** start SUPPLIED MATERIAL **

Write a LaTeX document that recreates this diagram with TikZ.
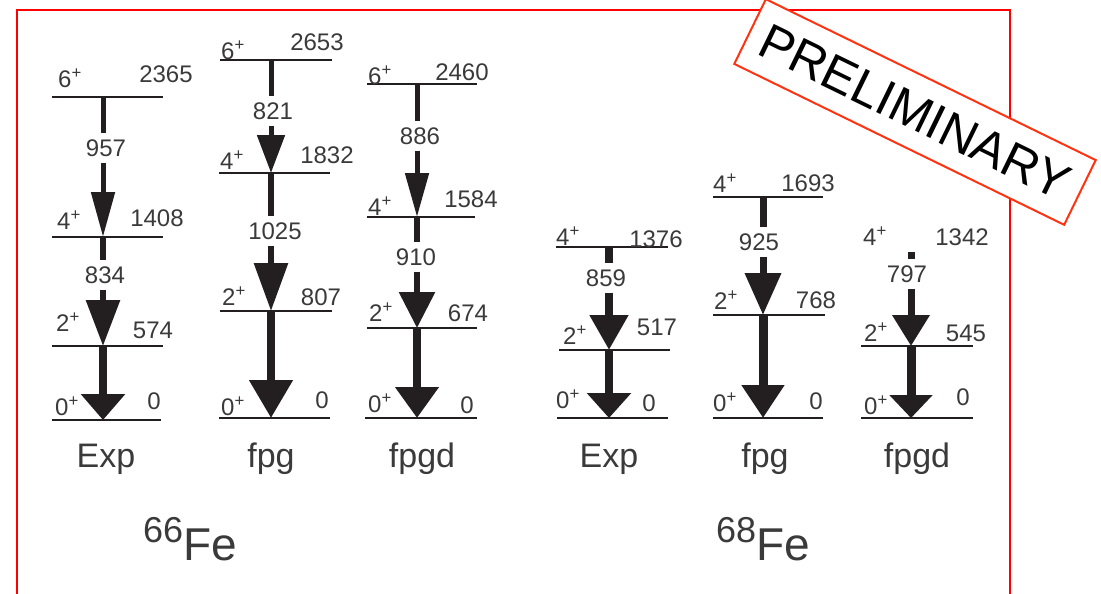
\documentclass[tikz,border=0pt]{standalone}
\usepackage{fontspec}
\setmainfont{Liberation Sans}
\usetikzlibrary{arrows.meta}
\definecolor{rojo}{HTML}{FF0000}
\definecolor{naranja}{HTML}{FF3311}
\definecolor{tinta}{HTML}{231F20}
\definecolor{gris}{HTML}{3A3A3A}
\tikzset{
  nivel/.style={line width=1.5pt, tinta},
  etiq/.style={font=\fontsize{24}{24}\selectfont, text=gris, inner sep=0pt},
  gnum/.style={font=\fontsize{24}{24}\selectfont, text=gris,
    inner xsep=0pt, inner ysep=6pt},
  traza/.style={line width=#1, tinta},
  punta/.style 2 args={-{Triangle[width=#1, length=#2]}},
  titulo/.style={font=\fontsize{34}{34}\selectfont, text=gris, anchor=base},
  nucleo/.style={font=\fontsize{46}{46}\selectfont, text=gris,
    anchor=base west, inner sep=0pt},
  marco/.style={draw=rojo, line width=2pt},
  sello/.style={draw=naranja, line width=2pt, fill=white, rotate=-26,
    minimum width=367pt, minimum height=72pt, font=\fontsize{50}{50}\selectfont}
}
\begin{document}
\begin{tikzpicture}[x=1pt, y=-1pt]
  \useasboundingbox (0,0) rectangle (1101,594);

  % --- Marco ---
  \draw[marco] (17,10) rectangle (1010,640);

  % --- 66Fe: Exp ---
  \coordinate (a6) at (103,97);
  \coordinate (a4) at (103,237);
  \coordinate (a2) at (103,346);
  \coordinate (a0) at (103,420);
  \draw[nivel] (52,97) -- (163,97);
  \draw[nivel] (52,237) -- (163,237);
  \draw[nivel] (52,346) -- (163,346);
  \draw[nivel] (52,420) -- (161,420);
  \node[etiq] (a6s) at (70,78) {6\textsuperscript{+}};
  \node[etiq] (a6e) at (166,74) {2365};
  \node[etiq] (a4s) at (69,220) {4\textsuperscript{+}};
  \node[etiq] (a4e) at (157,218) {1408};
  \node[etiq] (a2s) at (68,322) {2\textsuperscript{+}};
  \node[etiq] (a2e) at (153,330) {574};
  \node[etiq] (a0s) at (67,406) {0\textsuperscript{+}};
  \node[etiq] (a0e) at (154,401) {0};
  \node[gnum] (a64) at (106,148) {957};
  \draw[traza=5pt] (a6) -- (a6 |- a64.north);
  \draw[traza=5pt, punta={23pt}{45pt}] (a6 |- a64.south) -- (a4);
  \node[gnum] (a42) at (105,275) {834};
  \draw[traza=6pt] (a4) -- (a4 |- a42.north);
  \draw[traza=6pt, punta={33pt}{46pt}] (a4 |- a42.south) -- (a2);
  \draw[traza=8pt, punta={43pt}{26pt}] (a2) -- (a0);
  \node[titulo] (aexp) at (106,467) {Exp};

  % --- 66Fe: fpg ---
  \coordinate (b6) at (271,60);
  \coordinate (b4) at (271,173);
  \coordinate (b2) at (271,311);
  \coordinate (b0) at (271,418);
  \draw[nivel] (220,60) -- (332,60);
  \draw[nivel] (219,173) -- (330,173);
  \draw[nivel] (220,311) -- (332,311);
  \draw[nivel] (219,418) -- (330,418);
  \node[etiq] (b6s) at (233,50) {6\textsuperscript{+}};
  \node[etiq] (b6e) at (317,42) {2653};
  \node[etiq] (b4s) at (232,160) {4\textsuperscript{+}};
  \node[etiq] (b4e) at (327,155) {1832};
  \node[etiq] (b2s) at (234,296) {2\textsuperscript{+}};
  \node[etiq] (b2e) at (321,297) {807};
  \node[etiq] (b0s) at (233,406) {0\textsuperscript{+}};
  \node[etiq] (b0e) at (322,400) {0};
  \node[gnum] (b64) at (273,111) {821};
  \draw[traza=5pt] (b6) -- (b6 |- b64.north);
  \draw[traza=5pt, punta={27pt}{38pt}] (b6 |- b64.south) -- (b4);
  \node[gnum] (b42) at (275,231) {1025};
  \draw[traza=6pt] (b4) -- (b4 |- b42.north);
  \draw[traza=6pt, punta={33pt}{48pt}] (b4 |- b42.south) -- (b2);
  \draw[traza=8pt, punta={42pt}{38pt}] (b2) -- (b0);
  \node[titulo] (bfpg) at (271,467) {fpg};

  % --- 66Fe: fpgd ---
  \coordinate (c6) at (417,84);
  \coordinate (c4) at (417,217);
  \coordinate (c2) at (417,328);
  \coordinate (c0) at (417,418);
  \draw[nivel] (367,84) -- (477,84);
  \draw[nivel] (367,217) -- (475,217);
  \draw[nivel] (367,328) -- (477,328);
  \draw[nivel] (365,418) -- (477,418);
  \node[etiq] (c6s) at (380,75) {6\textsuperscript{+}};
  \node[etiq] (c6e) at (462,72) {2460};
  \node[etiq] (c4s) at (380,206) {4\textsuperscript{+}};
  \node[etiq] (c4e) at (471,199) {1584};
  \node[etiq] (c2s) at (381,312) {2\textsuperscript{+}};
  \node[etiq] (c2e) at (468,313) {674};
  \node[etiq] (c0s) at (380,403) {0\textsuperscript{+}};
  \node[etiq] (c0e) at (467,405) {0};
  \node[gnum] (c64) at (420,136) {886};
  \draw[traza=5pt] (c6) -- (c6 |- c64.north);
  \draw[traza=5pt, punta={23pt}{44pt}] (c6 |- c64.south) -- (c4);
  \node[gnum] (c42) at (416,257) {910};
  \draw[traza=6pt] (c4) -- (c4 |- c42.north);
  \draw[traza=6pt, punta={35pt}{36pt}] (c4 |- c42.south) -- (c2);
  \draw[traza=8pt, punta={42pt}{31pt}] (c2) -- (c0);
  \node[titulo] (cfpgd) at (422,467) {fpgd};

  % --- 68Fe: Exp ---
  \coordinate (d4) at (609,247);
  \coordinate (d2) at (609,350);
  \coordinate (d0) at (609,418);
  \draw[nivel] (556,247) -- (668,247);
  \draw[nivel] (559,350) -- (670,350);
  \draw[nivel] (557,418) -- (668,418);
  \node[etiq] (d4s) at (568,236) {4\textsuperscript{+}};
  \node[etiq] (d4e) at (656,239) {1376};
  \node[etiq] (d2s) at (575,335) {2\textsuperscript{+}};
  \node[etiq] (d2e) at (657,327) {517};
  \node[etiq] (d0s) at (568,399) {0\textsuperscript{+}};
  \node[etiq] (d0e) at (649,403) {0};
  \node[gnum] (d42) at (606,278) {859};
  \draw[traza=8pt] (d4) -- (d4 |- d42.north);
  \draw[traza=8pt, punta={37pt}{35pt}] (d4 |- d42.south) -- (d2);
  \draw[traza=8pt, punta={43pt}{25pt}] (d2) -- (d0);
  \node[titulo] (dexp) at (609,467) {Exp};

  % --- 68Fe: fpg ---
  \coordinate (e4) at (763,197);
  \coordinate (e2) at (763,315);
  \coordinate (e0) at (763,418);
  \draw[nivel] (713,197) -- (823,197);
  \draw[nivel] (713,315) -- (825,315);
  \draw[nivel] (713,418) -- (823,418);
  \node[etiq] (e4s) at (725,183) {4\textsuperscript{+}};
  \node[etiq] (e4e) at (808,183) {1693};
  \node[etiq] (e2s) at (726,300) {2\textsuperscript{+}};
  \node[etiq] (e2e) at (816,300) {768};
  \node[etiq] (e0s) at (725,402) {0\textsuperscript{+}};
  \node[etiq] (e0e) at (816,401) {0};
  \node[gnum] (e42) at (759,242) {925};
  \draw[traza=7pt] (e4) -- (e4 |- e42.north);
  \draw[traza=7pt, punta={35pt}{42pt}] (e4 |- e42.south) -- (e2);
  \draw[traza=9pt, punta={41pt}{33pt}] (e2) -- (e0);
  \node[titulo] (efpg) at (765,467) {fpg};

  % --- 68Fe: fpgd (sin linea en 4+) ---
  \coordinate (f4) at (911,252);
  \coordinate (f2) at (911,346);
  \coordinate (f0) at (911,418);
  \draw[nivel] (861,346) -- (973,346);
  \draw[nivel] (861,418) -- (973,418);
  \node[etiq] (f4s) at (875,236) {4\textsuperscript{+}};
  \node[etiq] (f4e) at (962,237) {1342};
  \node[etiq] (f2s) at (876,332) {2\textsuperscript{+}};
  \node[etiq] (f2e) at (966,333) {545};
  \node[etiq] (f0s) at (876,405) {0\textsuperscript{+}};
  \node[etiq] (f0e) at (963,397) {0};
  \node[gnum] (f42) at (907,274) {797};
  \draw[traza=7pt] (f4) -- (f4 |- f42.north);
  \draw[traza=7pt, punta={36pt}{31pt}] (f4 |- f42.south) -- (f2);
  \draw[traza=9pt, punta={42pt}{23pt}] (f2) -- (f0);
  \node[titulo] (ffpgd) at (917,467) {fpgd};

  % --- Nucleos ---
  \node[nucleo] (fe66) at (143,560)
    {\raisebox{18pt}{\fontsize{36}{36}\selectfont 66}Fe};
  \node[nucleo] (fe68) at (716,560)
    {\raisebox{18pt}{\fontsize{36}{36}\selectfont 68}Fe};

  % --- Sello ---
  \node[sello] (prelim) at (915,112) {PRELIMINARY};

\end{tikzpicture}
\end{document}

** end SUPPLIED MATERIAL **

* _EXERCISE TASK_: Your task is to return the lines above, from the first one up to and including the line containing "(aexp) at (106,467)", minus any pictures.

* _COMPLETE ANSWER_:
Write a LaTeX document that recreates this diagram with TikZ.
\documentclass[tikz,border=0pt]{standalone}
\usepackage{fontspec}
\setmainfont{Liberation Sans}
\usetikzlibrary{arrows.meta}
\definecolor{rojo}{HTML}{FF0000}
\definecolor{naranja}{HTML}{FF3311}
\definecolor{tinta}{HTML}{231F20}
\definecolor{gris}{HTML}{3A3A3A}
\tikzset{
  nivel/.style={line width=1.5pt, tinta},
  etiq/.style={font=\fontsize{24}{24}\selectfont, text=gris, inner sep=0pt},
  gnum/.style={font=\fontsize{24}{24}\selectfont, text=gris,
    inner xsep=0pt, inner ysep=6pt},
  traza/.style={line width=#1, tinta},
  punta/.style 2 args={-{Triangle[width=#1, length=#2]}},
  titulo/.style={font=\fontsize{34}{34}\selectfont, text=gris, anchor=base},
  nucleo/.style={font=\fontsize{46}{46}\selectfont, text=gris,
    anchor=base west, inner sep=0pt},
  marco/.style={draw=rojo, line width=2pt},
  sello/.style={draw=naranja, line width=2pt, fill=white, rotate=-26,
    minimum width=367pt, minimum height=72pt, font=\fontsize{50}{50}\selectfont}
}
\begin{document}
\begin{tikzpicture}[x=1pt, y=-1pt]
  \useasboundingbox (0,0) rectangle (1101,594);

  % --- Marco ---
  \draw[marco] (17,10) rectangle (1010,640);

  % --- 66Fe: Exp ---
  \coordinate (a6) at (103,97);
  \coordinate (a4) at (103,237);
  \coordinate (a2) at (103,346);
  \coordinate (a0) at (103,420);
  \draw[nivel] (52,97) -- (163,97);
  \draw[nivel] (52,237) -- (163,237);
  \draw[nivel] (52,346) -- (163,346);
  \draw[nivel] (52,420) -- (161,420);
  \node[etiq] (a6s) at (70,78) {6\textsuperscript{+}};
  \node[etiq] (a6e) at (166,74) {2365};
  \node[etiq] (a4s) at (69,220) {4\textsuperscript{+}};
  \node[etiq] (a4e) at (157,218) {1408};
  \node[etiq] (a2s) at (68,322) {2\textsuperscript{+}};
  \node[etiq] (a2e) at (153,330) {574};
  \node[etiq] (a0s) at (67,406) {0\textsuperscript{+}};
  \node[etiq] (a0e) at (154,401) {0};
  \node[gnum] (a64) at (106,148) {957};
  \draw[traza=5pt] (a6) -- (a6 |- a64.north);
  \draw[traza=5pt, punta={23pt}{45pt}] (a6 |- a64.south) -- (a4);
  \node[gnum] (a42) at (105,275) {834};
  \draw[traza=6pt] (a4) -- (a4 |- a42.north);
  \draw[traza=6pt, punta={33pt}{46pt}] (a4 |- a42.south) -- (a2);
  \draw[traza=8pt, punta={43pt}{26pt}] (a2) -- (a0);
  \node[titulo] (aexp) at (106,467) {Exp};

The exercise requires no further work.